Why, on the morning of Christmas Eve, would someone walk into Marie Buck's Southwark grocery with a gun?

Why point it at the 81-year-old Buck, who was standing behind the counter in Marie's Grocery, the shop she had run like a neighborhood matriarch for four decades?

And why continually pull the trigger at point-blank range, striking Buck in the chest at least 11 times before fleeing?

"It's a horrific crime," Homicide Capt. James Clark said Tuesday, adding that nothing was stolen and that Buck was "absolutely targeted," although investigators were trying to figure out why and by whom.

"We really need the public's help," Clark said. "Anyone that saw anything or knows anything, we really need them to come forward."

By Tuesday afternoon, an impromptu memorial had fully consumed the steps of the grocery at 1229 S. Sixth St.

Candles, flowers, handwritten notes and balloons decorated the front of the corner store as family, former patrons and friends swapped stories about her kindness and spirit.

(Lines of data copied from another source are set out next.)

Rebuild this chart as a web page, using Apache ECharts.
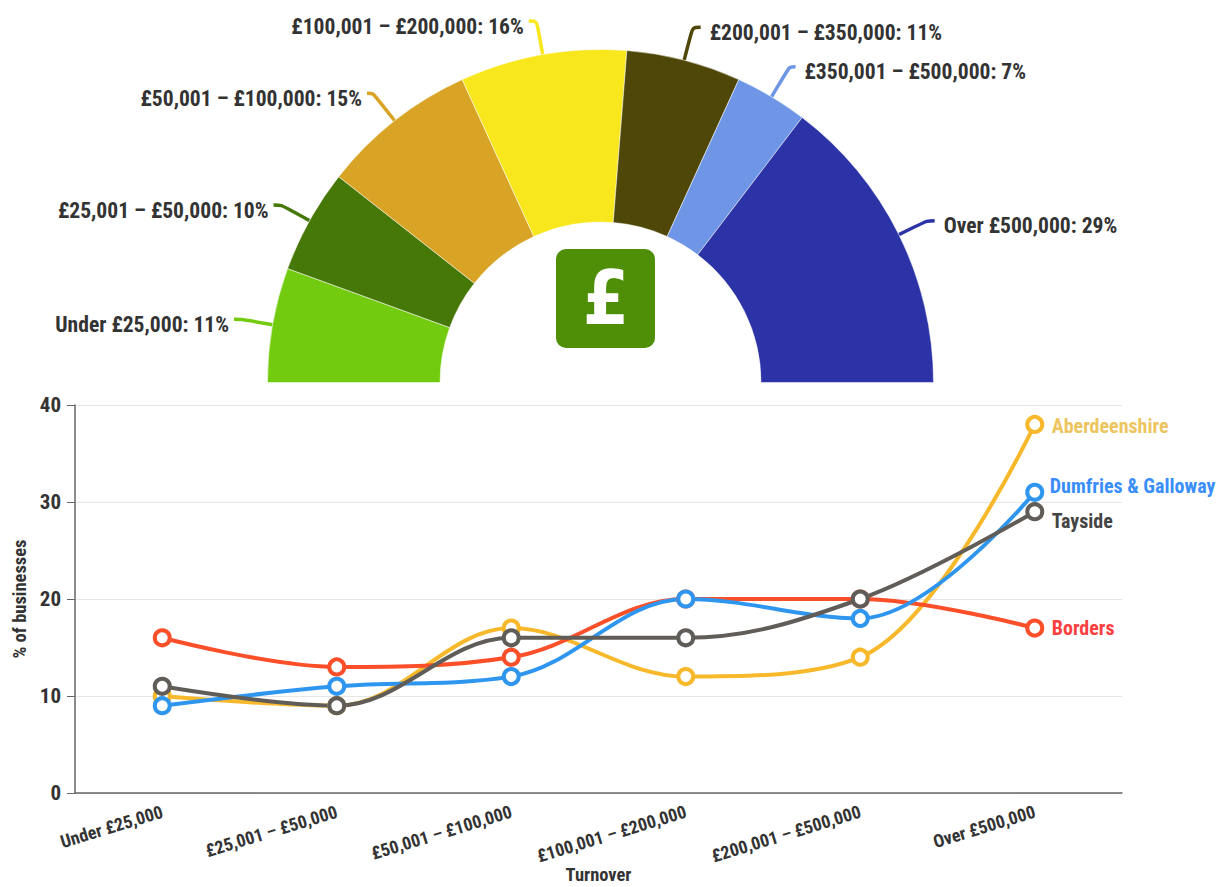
<!DOCTYPE html>
<html><head><meta charset="utf-8">
<style>html,body{margin:0;padding:0;background:#fff}#c{width:1227px;height:887px}
svg text{font-stretch:75% !important}</style>
<script src="https://cdn.jsdelivr.net/npm/echarts@6/dist/echarts.min.js"></script></head>
<body><div id="c"></div>
<script>
const pieCategories=['Under £25,000','£25,001 – £50,000','£50,001 – £100,000','£100,001 – £200,000','£200,001 – £350,000','£350,001 – £500,000','Over £500,000'];
const pieValues=[11,10,15,16,11,7,29];
const pieColors=['#72cb0e','#467807','#d9a326','#f9e71e','#4e4707','#6f96e6','#2c33a6'];
const lineCategories=['Under £25,000','£25,001 – £50,000','£50,001 – £100,000','£100,001 – £200,000','£200,001 – £500,000','Over £500,000'];
const aberdeenshire=[10,9,17,12,14,38];
const borders=[16,13,14,20,20,17];
const dumfries=[9,11,12,20,18,31];
const tayside=[11,9,16,16,20,29];
const leaderLengths=[31,32,35,34,34,35,31];
const leaderTails=[8,8,6,8,8,6,8];
const FF='Roboto, sans-serif';
function lineSeries(name,data,color,labelColor,offset){
  return {type:'line',name,data,smooth:0.36,symbol:'circle',symbolSize:15,showAllSymbols:true,
    lineStyle:{color,width:4},itemStyle:{color:'#fff',borderColor:color,borderWidth:4},
    endLabel:{show:true,formatter:name,color:labelColor,fontFamily:FF,fontWeight:'bold',fontSize:20,distance:17,offset},
    emphasis:{disabled:true},animation:false};
}
const chart=echarts.init(document.getElementById('c'),null,{renderer:'svg'});
chart.setOption({
  animation:false,
  grid:{left:75,right:105,top:405,bottom:94,outerBoundsMode:'none'},
  xAxis:{type:'category',data:lineCategories,
    axisLine:{lineStyle:{color:'#666',width:1.5}},
    axisTick:{alignWithLabel:true,length:10,lineStyle:{color:'#666'}},
    axisLabel:{rotate:17,interval:0,color:'#333',fontFamily:FF,fontWeight:'bold',fontSize:18,margin:18},
    name:'Turnover',nameLocation:'middle',nameGap:74,nameMoveOverlap:false,nameTextStyle:{color:'#333',fontFamily:FF,fontWeight:'bold',fontSize:18.5,lineHeight:16}},
  yAxis:{type:'value',min:0,max:40,interval:10,
    axisLine:{show:true,lineStyle:{color:'#666',width:1.5}},
    axisTick:{show:true,length:8,lineStyle:{color:'#666'}},
    splitLine:{lineStyle:{color:'#e6e6e6'}},
    axisLabel:{color:'#333',fontFamily:FF,fontWeight:'bold',fontSize:21,margin:14},
    name:'% of businesses',nameLocation:'middle',nameGap:46,nameMoveOverlap:false,nameTextStyle:{color:'#333',fontFamily:FF,fontWeight:'bold',fontSize:18.5}},
  series:[
    {type:'pie',center:[600.5,382.5],radius:[160.5,333],startAngle:180,endAngle:0,clockwise:true,avoidLabelOverlap:false,silent:true,
      data:pieCategories.map((n,i)=>({name:n,value:pieValues[i],itemStyle:{color:pieColors[i]},
        label:{padding:i<4?[0,0,0,4]:[0,4,0,4]},
        labelLine:{length:leaderLengths[i],length2:leaderTails[i]}})),
      itemStyle:{borderColor:'#fff',borderWidth:0.5},
      label:{show:true,position:'outside',formatter:p=>p.name+': '+p.value+'%',color:'#333',fontFamily:FF,fontWeight:'bold',fontSize:21.6},
      labelLayout:{dy:5},
      labelLine:{show:true,smooth:0.3,lineStyle:{width:3.5}}},
    lineSeries('Aberdeenshire',aberdeenshire,'#f7b92b','#ecc55f',[0,2]),
    lineSeries('Borders',borders,'#fb4f2a','#fb4040',[0,0]),
    lineSeries('Dumfries & Galloway',dumfries,'#2f96ef','#3a8efc',[-2,-6]),
    lineSeries('Tayside',tayside,'#605c57','#444444',[0,9])
  ],
  graphic:[
    {type:'rect',left:556,top:249,shape:{width:99,height:99,r:10},style:{fill:'#4f8f08'},silent:true},
    {type:'text',x:606,y:298,style:{text:'£',fill:'#fff',font:'bold 74px "DejaVu Sans"',textAlign:'center',textVerticalAlign:'middle'},silent:true}
  ]
});
</script></body></html>
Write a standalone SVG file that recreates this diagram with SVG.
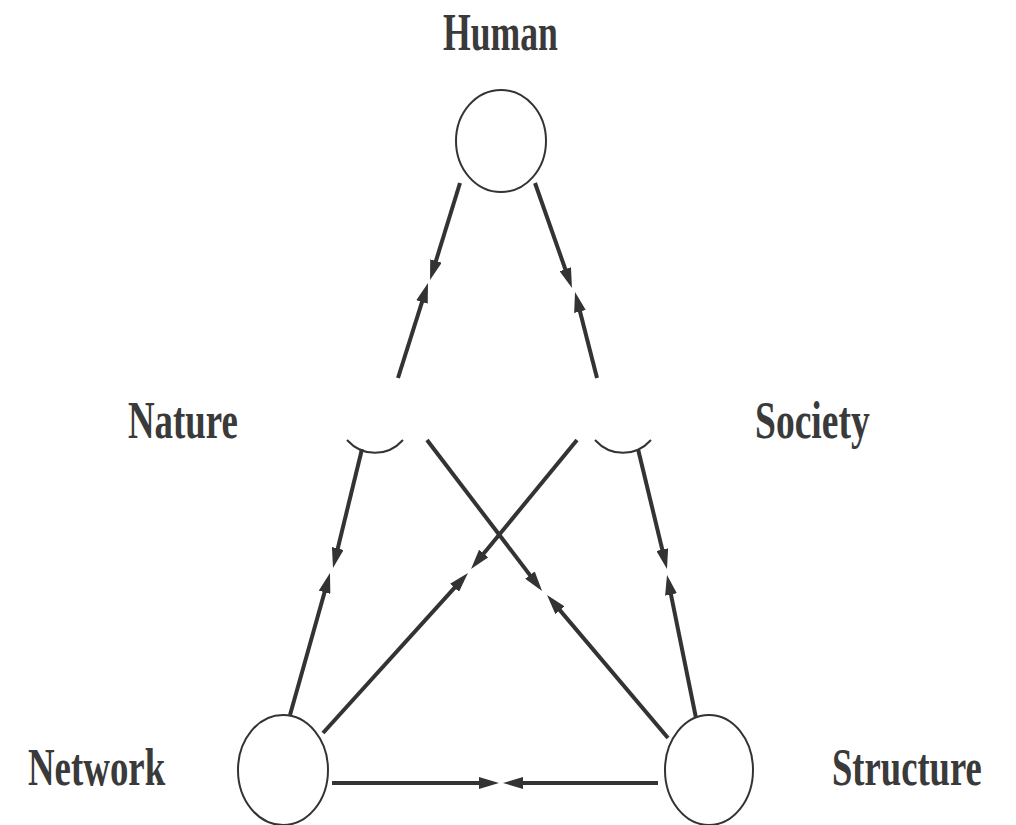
<svg xmlns="http://www.w3.org/2000/svg" width="1016" height="825" viewBox="0 0 1016 825">
<defs>
<style>
.lbl{font-family:"Liberation Serif","DejaVu Serif",serif;font-weight:bold;font-size:52px;fill:#3a3a3a}
.node{fill:none;stroke:#333;stroke-width:2}
.edge{stroke:#333;stroke-width:4;fill:none;marker-end:url(#ah)}
</style>
<marker id="ah" viewBox="0 0 20 12" refX="12" refY="6" markerWidth="20" markerHeight="12" markerUnits="userSpaceOnUse" orient="auto">
<path d="M0,0 L20,6 L0,12 z" fill="#333"/>
</marker>
</defs>
<rect width="1016" height="825" fill="#fff"/>
<g id="human">
<ellipse class="node" cx="501" cy="141" rx="45" ry="51"/>
<text class="lbl" transform="translate(443,50) scale(0.7,1)" textLength="164" lengthAdjust="spacingAndGlyphs">Human</text>
</g>
<g id="nature">
<path class="node" d="M347,440 A40,45 0 0 0 403,440"/>
<text class="lbl" transform="translate(128,438) scale(0.7,1)" textLength="157" lengthAdjust="spacingAndGlyphs">Nature</text>
</g>
<g id="society">
<path class="node" d="M595,440 A40,45 0 0 0 651,440"/>
<text class="lbl" transform="translate(755,438) scale(0.7,1)" textLength="164" lengthAdjust="spacingAndGlyphs">Society</text>
</g>
<g id="network">
<ellipse class="node" cx="283" cy="770" rx="45" ry="55"/>
<text class="lbl" transform="translate(28,785) scale(0.7,1)" textLength="196" lengthAdjust="spacingAndGlyphs">Network</text>
</g>
<g id="structure">
<ellipse class="node" cx="709" cy="770" rx="44" ry="55"/>
<text class="lbl" transform="translate(832,785) scale(0.7,1)" textLength="214" lengthAdjust="spacingAndGlyphs">Structure</text>
</g>
<g id="connectors">
<line class="edge" x1="460" y1="183" x2="432.4" y2="272.4"/>
<line class="edge" x1="398" y1="378" x2="425.6" y2="290.6"/>
<line class="edge" x1="535" y1="183" x2="569.3" y2="280.5"/>
<line class="edge" x1="597" y1="378" x2="577" y2="299.8"/>
<line class="edge" x1="362" y1="449" x2="334.9" y2="560.2"/>
<line class="edge" x1="290" y1="715" x2="327.8" y2="580.7"/>
<line class="edge" x1="427" y1="440" x2="537.2" y2="584.6"/>
<line class="edge" x1="668" y1="738" x2="552.2" y2="601.1"/>
<line class="edge" x1="577" y1="440" x2="476.1" y2="562.8"/>
<line class="edge" x1="323" y1="733" x2="462.6" y2="578.9"/>
<line class="edge" x1="638" y1="449" x2="665.1" y2="561.2"/>
<line class="edge" x1="696" y1="718" x2="668.6" y2="582.8"/>
<line class="edge" x1="332" y1="783" x2="491" y2="783"/>
<line class="edge" x1="658" y1="783" x2="511" y2="783"/>
</g>
</svg>
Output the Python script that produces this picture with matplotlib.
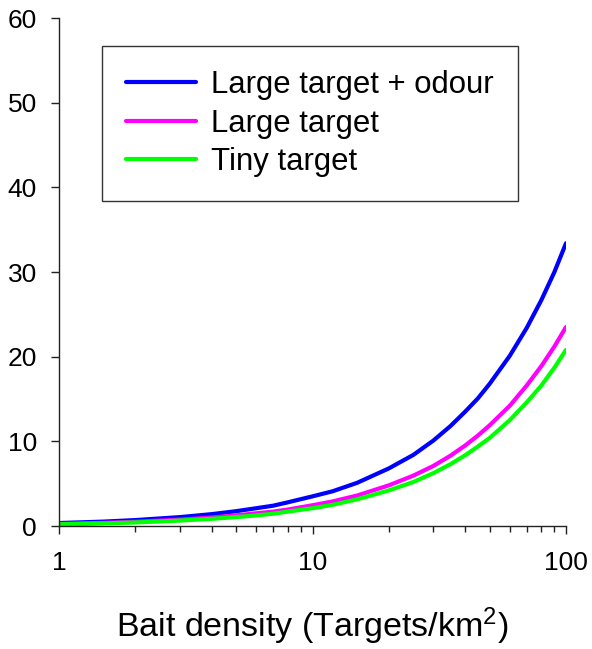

Donna Fikes, 48, called Buck "the sweetest person you'd ever met," who knew her customers and their families by name and even kept a handwritten book with running tabs for customers who couldn't pay on certain days.

She donned costumes around holidays, Fikes said: Santa Claus, the Easter bunny, the New Year's baby. And even though Fikes - who grew up down the street from Buck - has since moved to Odessa, Texas, she always visited the store when she came back to the city.

"First thing you would do . . . was go to Marie's and get a sandwich," said Fikes, who flew back to Philadelphia over the weekend because of Buck's death.

Dolli Lupica, Buck's niece, grew up in the same house as her aunt, just two doors down from the grocery.

Lupica said Buck was the youngest of 11 siblings but universally considered the trunk of her sprawling family tree. Everyone looked to her when they needed something, said Lupica, 74, and Buck would always come through - often with a sprinkling of South Philly spunk (Buck's vocabulary "could make a construction worker blush," Lupica said).

Perhaps the best illustration of Buck's essence was the 50-person feast she orchestrated for her family each Christmas inside her rowhouse.

The table sprawled across the entire first floor, Lupica said, and relatives would gather round and listen as Buck gave a toast to her beloved family.

This year, Lupica said, the family still gathered for a meal, but they couldn't bring themselves to reprise the toast; it just wouldn't have been the same, Lupica said, without Aunt Marie.

Anyone with information about Buck's death is encouraged to call the homicide unit at 215-686-3334. A $20,000 reward is available for information that leads to the arrest and conviction of any homicide suspect.